Be sure to ask lenders for a direct interest rate quote for your situation, rather than relying on advertised rates. Since rates can change daily, ask if the rate you are quoted will be the one you get when you're ready to finalize your loan. This seems simple enough: You find a home, and subtract your down payment from the price you've agreed to pay. The amount left over is what you borrow from your lender. However, you should also keep in mind other costs associated with the loan amount principal, the amount of money borrowed on a loan. such as interest paid to the lender, property taxes, and homeowner's insurance. All of these costs will be factored into your overall monthly payment.

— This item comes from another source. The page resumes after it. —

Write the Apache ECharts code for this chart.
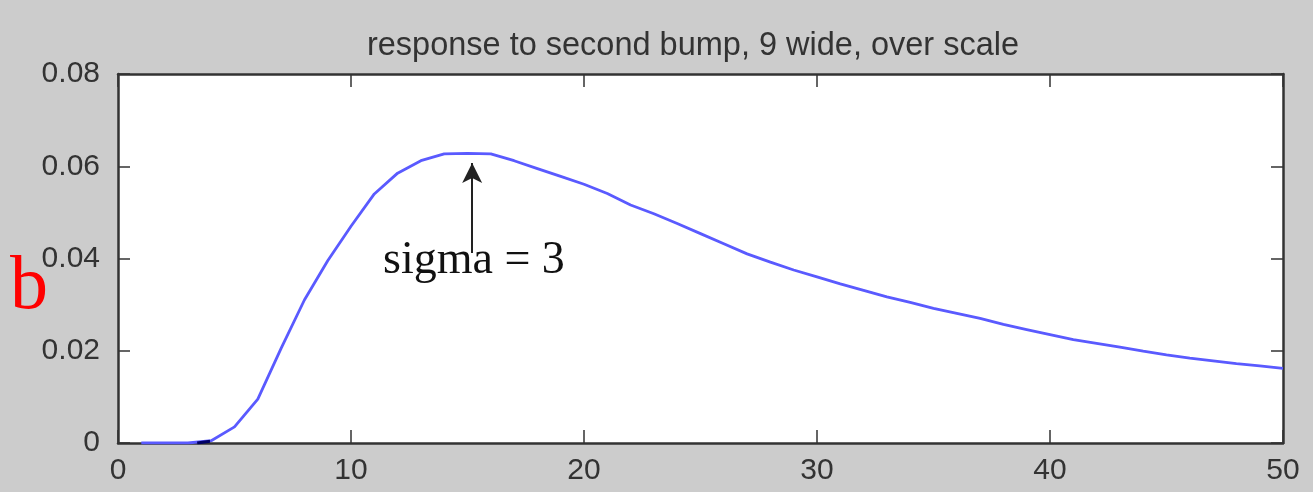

The size of your loan may also affect your interest rate and will certainly impact your monthly payment. Make sure that you are comfortable paying the monthly payment, including principal, interest, taxes, and insurance, as well as homeowners' association dues, if you are considering a home or condo that requires that monthly cost. If it's a stretch on your budget, consider increasing your down payment so you can reduce your loan amount. Even if that means waiting a little longer to buy a home, borrowing a smaller loan amount can lessen your monthly payments.
While there are a lot of mortgage options, the basic loan types are fixed rate, adjustable rate, interest only, and hybrids (a combination of fixed and adjustable). Fixed loans offer stable payments over the entire loan term, while adjustable-rate loans vary based on movement of interest rates. It is important that you understand how your payment could change and how quickly it will pay down the balance of your loan. No matter which loan you choose, make sure that you can comfortably afford the monthly payment, which includes principal, interest, taxes, and insurance.